The Spanish scientists participating in the project SELFDOTT achieved relevant results in tuna farming. (Photo: YouTube/ieoprensa/FIS)
Researchers plan to close the tuna life cycle in five years
Friday, October 28, 2011, 16:20 (GMT + 9)
Researchers at the Spanish Institute of Oceanography (IEO) hope to complete the life cycle of tuna in captivity in the next four or five years.
Spanish scientists have fry that have already exceeded 125 days of life and weigh 1.2 kilograms, stated Fernando de la Gandara, a researcher at the Institute.
This initiative is carried out under the project SELFDOTT (Self-sustained Aquaculture and Domestication of Bluefin Tuna).
On Wednesday Gandara participated in the Fourth Conference on Mediterranean Bluefin Tuna in L’Ametlla de Mar, organized in Terragona by the company Balfegó with the collaboration of the Higher Council for Scientific Research (CSIC), among other entities.
There it was recalled that Japanese scientists have already managed to close the life cycle of tuna in captivity and have started the marketing of specimens, EFE news agency reported.
During the morning session of that conference, the change in the current fishing period of tuna in the Mediterranean Sea, extending from 16 April to 14 June, was defended.
Professor of Fisheries Economics of the University of Barcelona, Ramon Franquesa, stated that this change could be implemented with the aim of giving longer time for tuna to spawn, which runs from 3 June to 12 July.
Franquesa explained that every year tuna spawn in different places, and if they are moved to fattening cages from the spawning points, the probability that these larvae develop decreases dramatically.
For the scientist, the change of the fishing period could be done if there are guarantees to ensure the compliance with the imposed fishing catch regulation.
Meanwhile, Alicia Villauriz, head of the General Secretariat of Marine Affairs, said that the Ministry of Environment and Rural and Marine Affairs (MARM) is committed to the strict measures of the Recovery Plan for Bluefin Tuna to achieve the sustainability of the resource.
He also explained that the final report from the Scientific Committee of the International Commission for the Conservation of Atlantic Tunas (ICCAT) includes a reference to "the positive signs recorded in the condition of this population."

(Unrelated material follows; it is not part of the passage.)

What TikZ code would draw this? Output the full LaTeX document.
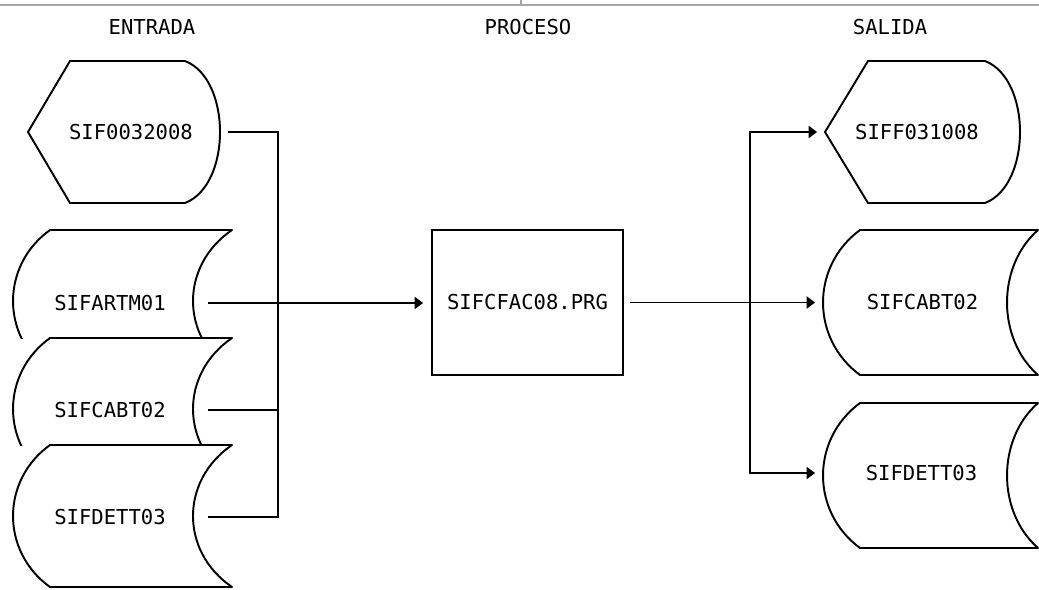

These first satisfactory data "cannot lead to a relaxing pause in the implementation of the Recovery Plan until they are consolidated in future assessments," the Spanish official added.
Finally, it was pointed out that the Secretariat verified "the encouraging data provided on the development stage reached in the farming process of bluefin tuna in captivity," the MARM indicated.